ネットフリックスは、字幕と吹替で分けて翻訳専門会社に仕事をまとめて依頼し、翻訳専門会社がフリーランサーの翻訳家へ依頼するシステムだという。約60〜90分のコンテンツを翻訳家1人が作業する期間は内容にもよるが3日間程度だ。 また、気になる報酬については、一般的に作品1作単位で計算されることが多いが、ネットフリックスの場合は時間(分)単位で計算されるため、翻訳作業が早い翻訳家の方が有利であると言われている。翻訳量が多い人で、月500-600万ウォンの収入を得ており、一般的には200万ウォン支払われているそうだ。翻訳専門会社によると、ネットフリックスやアマゾン・プライムビデオのOTTが定着してきたここ数年で、20-40代の翻訳家希望者が増えてきているという。

世界30カ国に支社をもち12言語で翻訳

では、声優を使った吹替はどうなっているのだろうか。こちらも字幕同様、需要が増えているという。本来吹替は字幕処理よりも10倍ほどお金がかかるので、吹替版を出すかどうかは作品ごとに見極めが必要だ。先ほどのドラマ『キングダム』の例を見ると、12言語で吹替版も作られた。担当した会社IYUNOでは、英語や日本語はもちろん、アジア、ヨーロッパ、北米など世界30カ国に支社をもち、マイナーなスウェーデン語、ノルウェー語などの吹替も行っているという。
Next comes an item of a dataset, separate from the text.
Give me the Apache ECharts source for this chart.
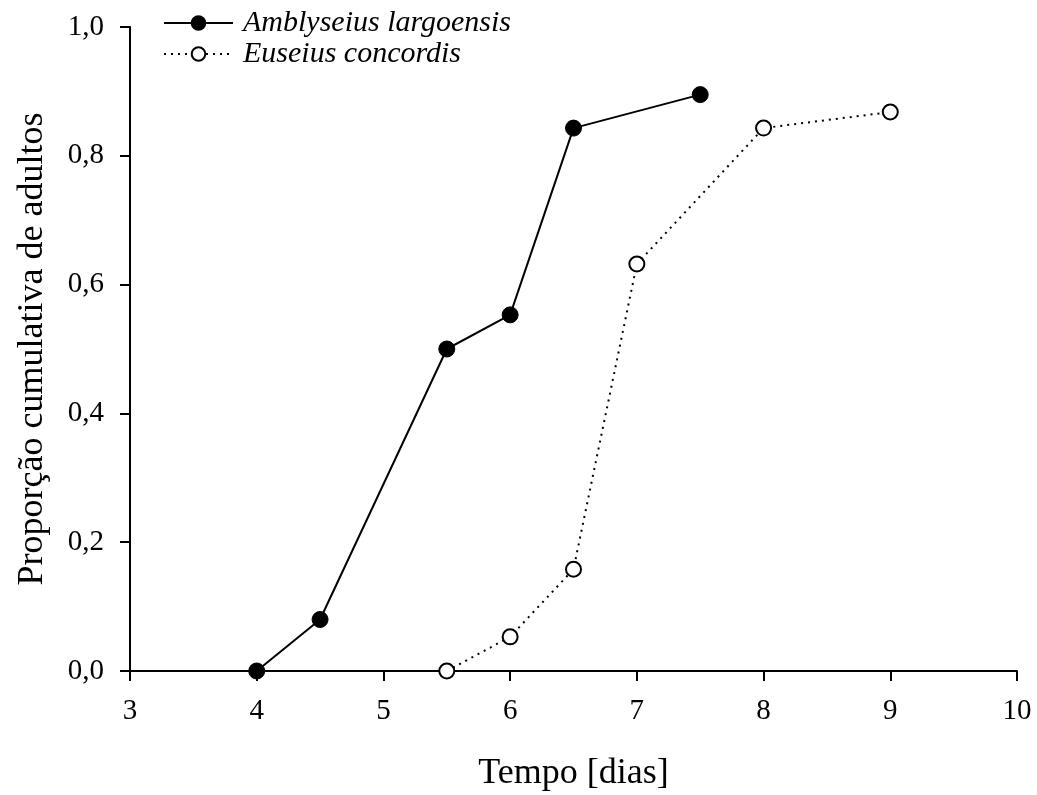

自国映画が強い国では、字幕を読むよりも吹替を好む傾向がある。特にアメリカはその傾向が強く、ネットフリックスでいえば、70〜80%の人が外国語映画を見る際、吹替バージョンを選択しているそうだ。

ニューヨークタイムズ紙によれば、ネットフリックスは2019年、「英語ダビングクリエイティブマネージャー」という部署を新設して、米国俳優放送関係者労働組合(SAG-Aftra)と3年契約を結び、今後外国語映画やドラマの英語吹替コンテンツをより拡大する意欲を見せている。これで日本映画を含む非英語圏の映画が英語へ吹き替えしやすくなり、より多くの人に作品を見てもらうことができるだろう。